Our infatuations occur when we perceive more support than challenge from a specific source, and distress occurs when we experience the fear of loss of that source. When our values are supported, our dopamine and oxytocin levels are elevated in our brains. Our infatuations are actually forms of addiction to these brain chemicals elevated. Conversely, our resentment occurs when we perceive more challenge than support, and the subsequent distress is a fear of the gain of the source of resentment.
Both our infatuations and resentments take up space and time in our minds, distracting and clouding our thinking. It is imperative to neutralise the intensity of these in order to gain a balanced and poised state of mind and being. The stronger our infatuations and/or resentments, the harder it is for us to adapt and the more chaotic our minds become.
In Buddhism these two poles were called attachments, but they can alternatively be termed likes and dislikes. The stronger these attachments are, the more distressed our lives become. Knowing how to calm those attractive and repulsive emotions down can reduce their effects. Stress is actually a feedback mechanism to help us to be more authentic, productive and inspired or more balanced or poised with our perceptions.
Infatuations and/or resentments can occur in any of the seven areas of our lives and can be connected to anything that is perceived as offering more challenge than support or more support than challenge; business deals, relationships, family situations, and fantasies of anything that is unrealistic.
In order to assist people in neutralising the often highly emotionally charged effects of distress, I have developed a methodology which is basically a series of questions designed to neutralise the emotional charges caused by these infatuations and resentments, in order to bring back balance and poise. The Method contains a total of 48 questions; however the first three below will assist in dissolving some of the distress caused by highly charged emotional responses to infatuations or resentments:
- If something has happened where we see more challenge than support, it is wise for us to ask what the benefits to us are. It is essential not to stop asking this question until we have managed to balance the perceived negative aspects with benefits. This will neutralise our emotional and distressing charge. There are truly equal benefits to every situation and action. I have dealt with thousands of cases, involving some of the most challenging events that could occur and have consistently found a balance of benefits to drawbacks once an honest and thorough investigation was pursued.
- We then would be wise to ask ourselves where do we do that particular challenging action? We judge people more harshly when we are unable to see that what is in them is also in us. As Aristotle believed, the see-er, the seen and the seeing are the same. Every human being has every character trait in some form. I have seen this time and again during my seminars and workshops and through nearly four decades of research. Sometimes we are too proud or humble to admit that what we see in others is in fact inside us. When we keep looking we will find that we have done that same thing we are resenting and challenged by.

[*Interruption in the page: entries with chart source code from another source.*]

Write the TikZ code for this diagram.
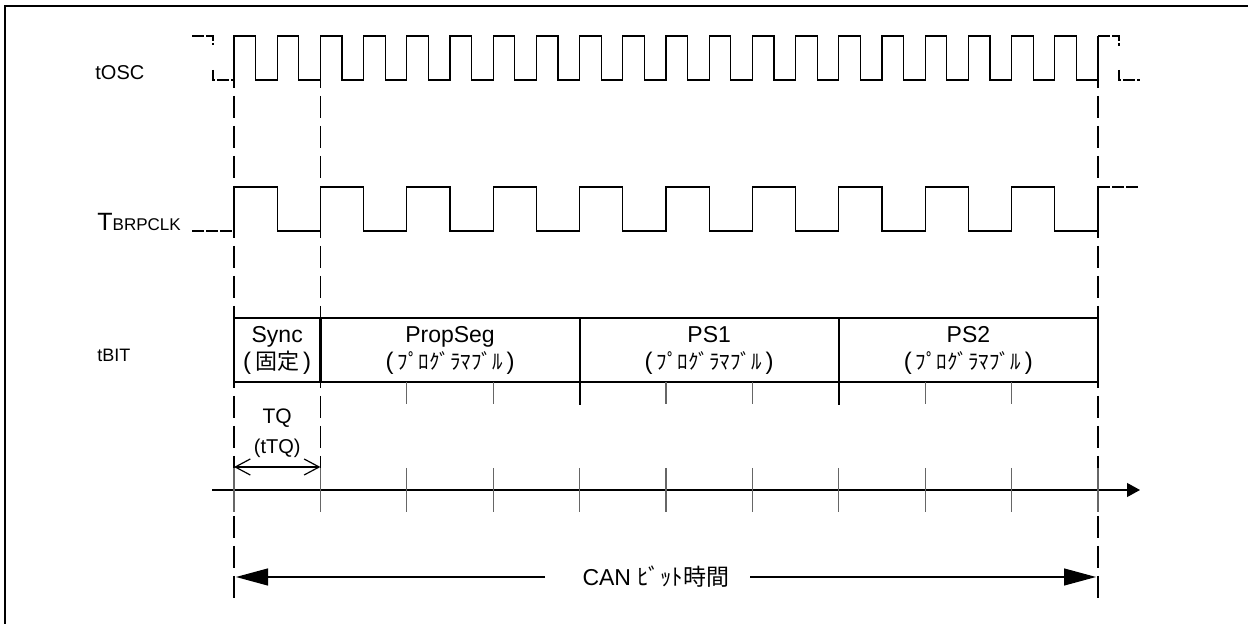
\documentclass[tikz,border=0pt]{standalone}
\usepackage{fontspec}
\setmainfont{Liberation Sans}
\newfontfamily\jp{Noto Sans CJK JP}
\usetikzlibrary{arrows.meta}
\newcommand{\progr}{{\fontsize{12}{13}\selectfont(\,}{\jp\fontsize{10.5}{12}\selectfont ﾌﾟﾛｸﾞﾗﾏﾌﾞﾙ}{\fontsize{12}{13}\selectfont\,)}}

\begin{document}
\begin{tikzpicture}[x=0.5pt,y=-0.5pt]

\tikzset{sig/.style = {line width=0.6pt}}
\tikzset{undef/.style = {line width=0.6pt, dash pattern=on 6pt off 1pt}}
\tikzset{guide/.style = {line width=0.6pt, dash pattern=on 11pt off 4pt}}
\tikzset{tick/.style = {line width=0.6pt, black!60}}
\tikzset{seg/.style = {draw, line width=1.1pt, minimum height=32pt, inner sep=0pt, outer sep=0pt, align=center, font=\fontsize{11.5}{13.5}\selectfont}}
\tikzset{lbl/.style = {anchor=base west, inner sep=0pt, font=\fontsize{10}{12}\selectfont}}
\tikzset{barb/.style = {{Straight Barb[length=7.5pt,width=8pt]}-{Straight Barb[length=7.5pt,width=8pt]}, line width=0.6pt}}
\tikzset{bigarrow/.style = {-{Triangle[length=16pt,width=8.5pt]}, line width=0.6pt}}

\useasboundingbox (0,0) rectangle (1248,624);
\clip (0,0) rectangle (1248,624);
\draw[line width=1.2pt] (5,6) rectangle (1280,650);

%labels
\node[lbl] (osc) at (95,80) {tOSC};
\node[lbl] (brp) at (97,231) {{\fontsize{12.5}{14}\selectfont T}{\fontsize{8.5}{10}\selectfont BRPCLK}};
\node[lbl, font=\fontsize{9}{11}\selectfont] (bit) at (97,362) {tBIT};

%clocks
\draw[undef] (192,36) -- (213,36) -- (213,45);
\draw[undef] (213,70) -- (213,80) -- (234,80);
\draw[sig] (234,80) \foreach \k in {0,...,19} { -- ++(0,-44) -- ++(21.6,0) -- ++(0,44) -- ++(21.6,0) } -- ++(0,-44);
\draw[undef] (1098,36) -- (1119,36) -- (1119,46);
\draw[undef] (1119,70) -- (1119,80) -- (1140,80);

\draw[undef] (192,231) -- (234,231);
\draw[sig] (234,231) \foreach \k in {0,...,9} { -- ++(0,-44) -- ++(43.2,0) -- ++(0,44) -- ++(43.2,0) } -- ++(0,-44);
\draw[undef] (1098,187) -- (1140,187);

%guides
\draw[guide] (234,36) -- (234,600);
\draw[guide] (320.4,36) -- (320.4,470);
\draw[guide] (1098,36) -- (1098,600);

%bit segments
\node[seg, minimum width=43.2pt] (sync) at (277.2,350) {Sync\\{\fontsize{12}{13}\selectfont(\,}{\jp\fontsize{11}{13}\selectfont 固定}{\fontsize{12}{13}\selectfont\,)}};
\node[seg, minimum width=129.6pt] (prop) at (450,350) {PropSeg\\\progr};
\node[seg, minimum width=129.6pt] (ps1) at (709.2,350) {PS1\\\progr};
\node[seg, minimum width=129.6pt] (ps2) at (968.4,350) {PS2\\\progr};
\foreach \k in {2,3,5,6,8,9}
  \draw[tick] ({234+86.4*\k},382) -- ++(0,22);
\draw[line width=1.1pt] (ps1.south west) -- ++(0,23);
\draw[line width=1.1pt] (ps2.south west) -- ++(0,23);

%time quantum
\node[inner sep=0pt, font=\fontsize{10.5}{12}\selectfont] (tq) at (277.2,418) {TQ};
\node[inner sep=0pt, font=\fontsize{10}{12}\selectfont] (ttq) at (277.2,448) {(tTQ)};
\coordinate (tqL) at (234,467);
\coordinate (tqR) at (320.4,467);
\draw[barb] (tqL) -- (tqR);

%time axis
\coordinate (axL) at (212,490);
\coordinate (axR) at (1140,490);
\draw[line width=0.6pt, -{Triangle[length=6.5pt,width=7pt]}] (axL) -- (axR);
\foreach \k in {0,...,10}
  \draw[tick] ({234+86.4*\k},468) -- ++(0,44);

%bit time
\node[inner sep=0pt, font=\fontsize{11.5}{13}\selectfont] (can) at (656,577) {CAN {\jp ﾋﾞｯﾄ時間}};
\coordinate (canA) at (545,577);
\coordinate (canB) at (750,577);
\coordinate (canL) at (236,577);
\coordinate (canR) at (1096,577);
\draw[bigarrow] (canA) -- (canL);
\draw[bigarrow] (canB) -- (canR);
\end{tikzpicture}
\end{document}
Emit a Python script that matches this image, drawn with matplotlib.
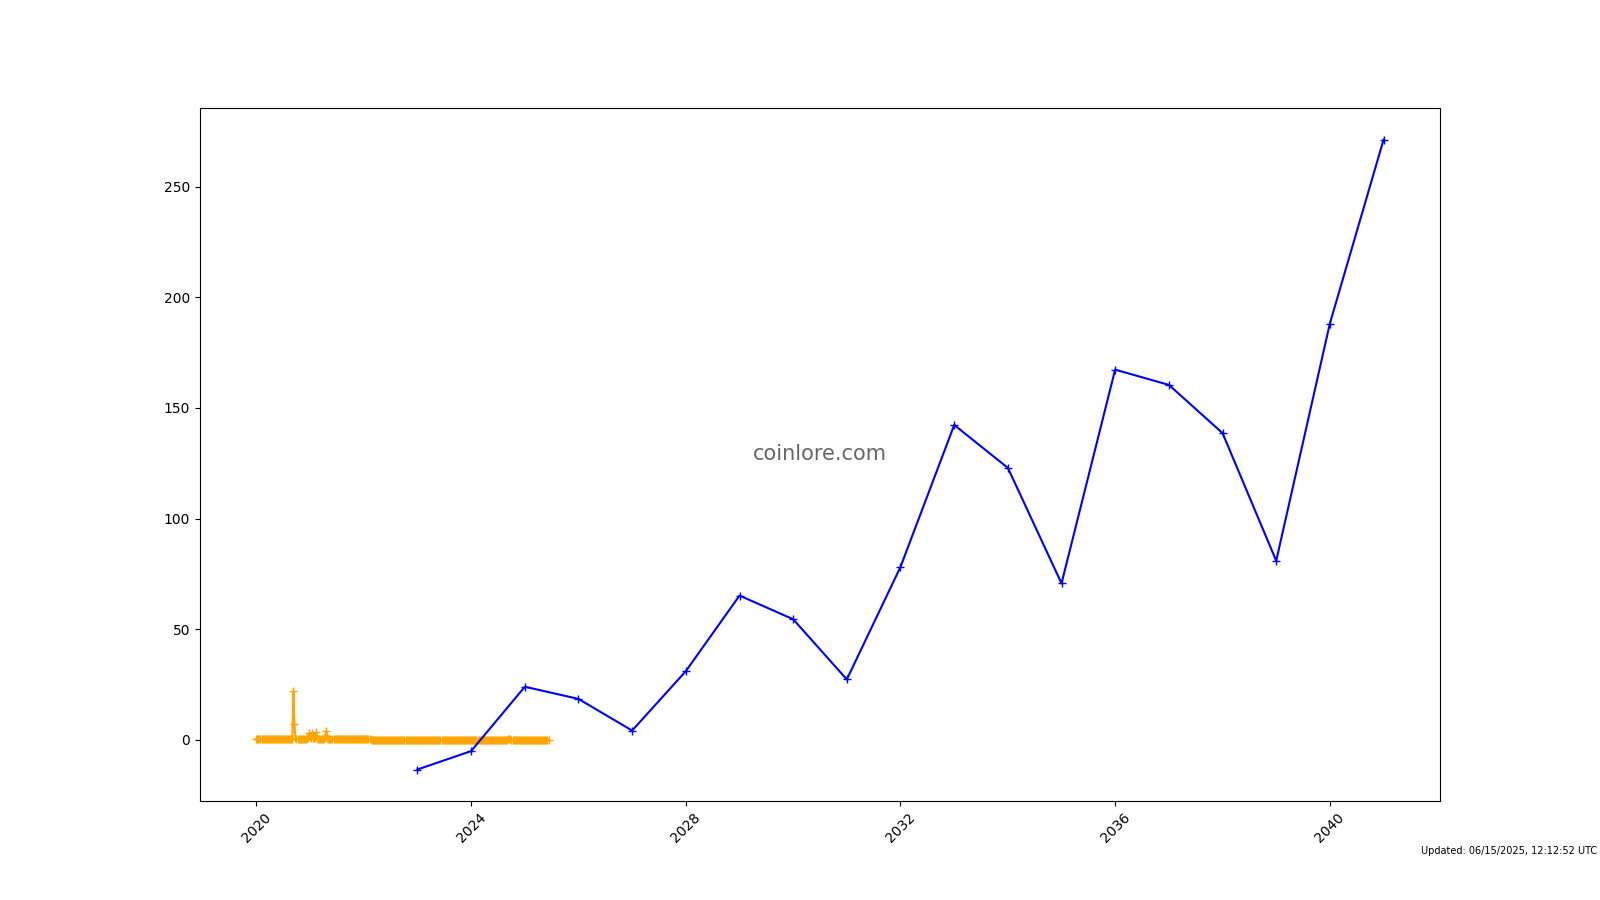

- Finally, ask what the drawback would be if that particular event hadn’t happened. This is a powerful question to ask as it brings a new perspective into play in any situation.
In addition, a valuable exercise is to write down at the end of each day, what we learnt, what we accomplished and what we have experienced that we can be grateful for. The more gratitude we have in our hearts, the more events we will be given to be grateful for. Gratitude ensures a poised and balanced mind and transforms imbalanced distress into poised eustress.
We all deserve to have balance and this can be achieved quite easily by asking quality questions and not allowing our emotions and misperceptions to cloud our minds and unnecessarily distress our lives. This was one of the purposes of creating the Demartini Method – to transform poison into poise.